A muscle-bound crew of mercenaries infiltrate a Las Vegas full of zombies in Snyder’s uninspired Netflix horror-thriller
Zombies. They grunt. They lurch inelegantly through dystopian ruined streets, sometimes breaking into an athletic sprint. They stare sightlessly ahead, often with irises that glitter in the post-apocalyptic sunset with some nameless infection. Sometimes they shriek through hideously distorted mouths from which the flesh has already been half-eaten away, as they are blasted with a shotgun. They provide metaphors for consumerism and conformism, and they also furnish a low-budget horror launching pad for ambitious young directors. But zombies are often just boring: yucky and indistinguishable horror-vermin whose gruesome killing, in each case, is a dramatically uninteresting non-moment, and all too often humourless (although an honourable exception is Edgar Wright’s Shaun of the Dead).
And so it proves in this very long, very violent, video-game type horror-thriller from Zack Snyder. The premise is that, in a future-world in which a zombie outbreak has been contained by herding the shambling undead into a wrecked Las Vegas and walling them in, a tough Dirty Dozen-type crew is hired by a shadowy Vegas hotel owner (Hiroyuki Sanada) to bust into the city and retrieve the billions of dollars languishing in his hotel safe.
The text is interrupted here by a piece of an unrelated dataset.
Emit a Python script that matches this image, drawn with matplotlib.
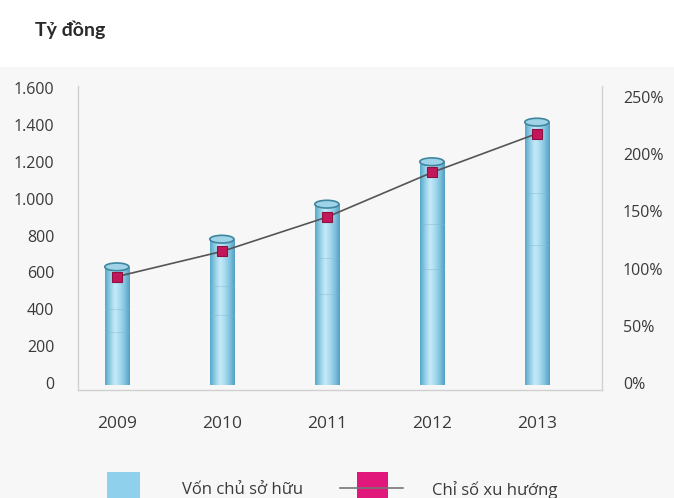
import numpy as np
import matplotlib
matplotlib.use("Agg")
import matplotlib.pyplot as plt
from matplotlib.colors import LinearSegmentedColormap
from matplotlib.patches import Ellipse, Rectangle
from matplotlib.lines import Line2D

years = ["2009", "2010", "2011", "2012", "2013"]
von_chu_so_huu = [630, 780, 970, 1200, 1415]      # tỷ đồng
chi_so_xu_huong = [93, 115, 145, 184, 218]        # %
left_ticks = [0, 200, 400, 600, 800, 1000, 1200, 1400, 1600]
left_labels = ["0", "200", "400", "600", "800", "1.000", "1.200", "1.400", "1.600"]
right_ticks = [0, 50, 100, 150, 200, 250]
right_labels = ["0%", "50%", "100%", "150%", "200%", "250%"]

W, H = 674, 498
plt.rcParams["font.family"] = ["Open Sans", "DejaVu Sans"]
fig = plt.figure(figsize=(W / 100, H / 100), dpi=100)
fig.patch.set_facecolor("white")
# light grey panel under the heading
fig.add_artist(Rectangle((0, 0), 1, 1 - 67 / H, transform=fig.transFigure,
                         facecolor="#f7f7f7", edgecolor="none", zorder=-10))

ax = fig.add_axes([78 / W, 1 - 390 / H, (602 - 78) / W, (390 - 86) / H])
ax.set_facecolor("none")
ax2 = ax.twinx()

x = np.arange(len(years))
bw = 0.23
cyl = LinearSegmentedColormap.from_list(
    "cyl", ["#55a7c8", "#92cee6", "#c6eaf8", "#a8dbef", "#80c3de", "#529fc2"])
grad = np.linspace(0, 1, 64).reshape(1, -1)
cap_h = 42

for xi, v in zip(x, von_chu_so_huu):
    ax.imshow(grad, cmap=cyl, aspect="auto", interpolation="bicubic",
              extent=(xi - bw / 2, xi + bw / 2, -10, v), zorder=2)
    ax.add_patch(Ellipse((xi, v), bw, cap_h, facecolor="#9fd3e8",
                         edgecolor="#3f869f", lw=1.2, zorder=3))
    # faint bands across the cylinder
    for frac in (0.6, 0.8):
        ax.plot([xi - bw / 2, xi + bw / 2], [v * frac - 100, v * frac - 100],
                color="#7fb8d0", lw=0.6, alpha=0.5, zorder=2.5)

ax.set_xlim(-0.37, 4.62)
ax.set_ylim(-38, 1611)
ax2.set_ylim(-6.1, 259.6)

ax2.plot(x, chi_so_xu_huong, color="#555555", lw=1.2, zorder=4,
         marker="s", markersize=7.5, markerfacecolor="#c2185b",
         markeredgecolor="#8e1040", markeredgewidth=0.8)

ax.set_yticks(left_ticks)
ax.set_yticklabels(left_labels)
ax2.set_yticks(right_ticks)
ax2.set_yticklabels(right_labels)
ax.set_xticks(x)
ax.set_xticklabels(years)

for a in (ax, ax2):
    a.tick_params(length=0, labelsize=11.5, labelcolor="#3a3a3a")
    for s in a.spines.values():
        s.set_visible(False)
ax.tick_params(axis="x", labelsize=12.5, pad=19)
ax.tick_params(axis="y", pad=17)
ax2.tick_params(axis="y", pad=15)
for lbl in ax2.get_yticklabels():
    lbl.set_horizontalalignment("left")

ax.spines["left"].set_visible(True)
ax.spines["bottom"].set_visible(True)
ax2.spines["right"].set_visible(True)
for s in (ax.spines["left"], ax.spines["bottom"], ax2.spines["right"]):
    s.set_color("#d0d0d0")
    s.set_linewidth(1.0)

fig.text(35 / W, 1 - 30 / H, "Tỷ đồng", fontsize=14, fontweight="bold",
         family=["Lato", "DejaVu Sans"], color="#2a2a2a", va="center", ha="left")

# legend along the bottom
def px(xp, yp):
    return xp / W, 1 - yp / H

fig.add_artist(Rectangle(px(107, 500), 33 / W, 28 / H, transform=fig.transFigure,
                         facecolor="#8fd0ec", edgecolor="none"))
fig.text(*px(182, 490), "Vốn chủ sở hữu", fontsize=12, color="#3a3a3a", va="center")
fig.add_artist(Line2D([340 / W, 403 / W], [1 - 488 / H] * 2, transform=fig.transFigure,
                      color="#777777", lw=1.2))
fig.add_artist(Rectangle(px(357, 500), 31 / W, 28 / H, transform=fig.transFigure,
                         facecolor="#e2177c", edgecolor="none"))
fig.text(*px(432, 490), "Chỉ số xu hướng", fontsize=12, color="#3a3a3a", va="center")

fig.savefig("out.png", dpi=100)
The zombie slayers are led by man-mountain Scott (Dave Bautista), who is quaintly yearning for a non-mercenary retirement selling lobster rolls in his food truck, and include Vanderohe (Omari Hardwick), Cruz (Ana De La Reguera), Lily (Nora Arnezeder) and Scott’s sensitive daughter Kate (Ella Purnell), who is still hurting from a tough decision that Scott had to make when Kate’s mum was bitten by a zombie.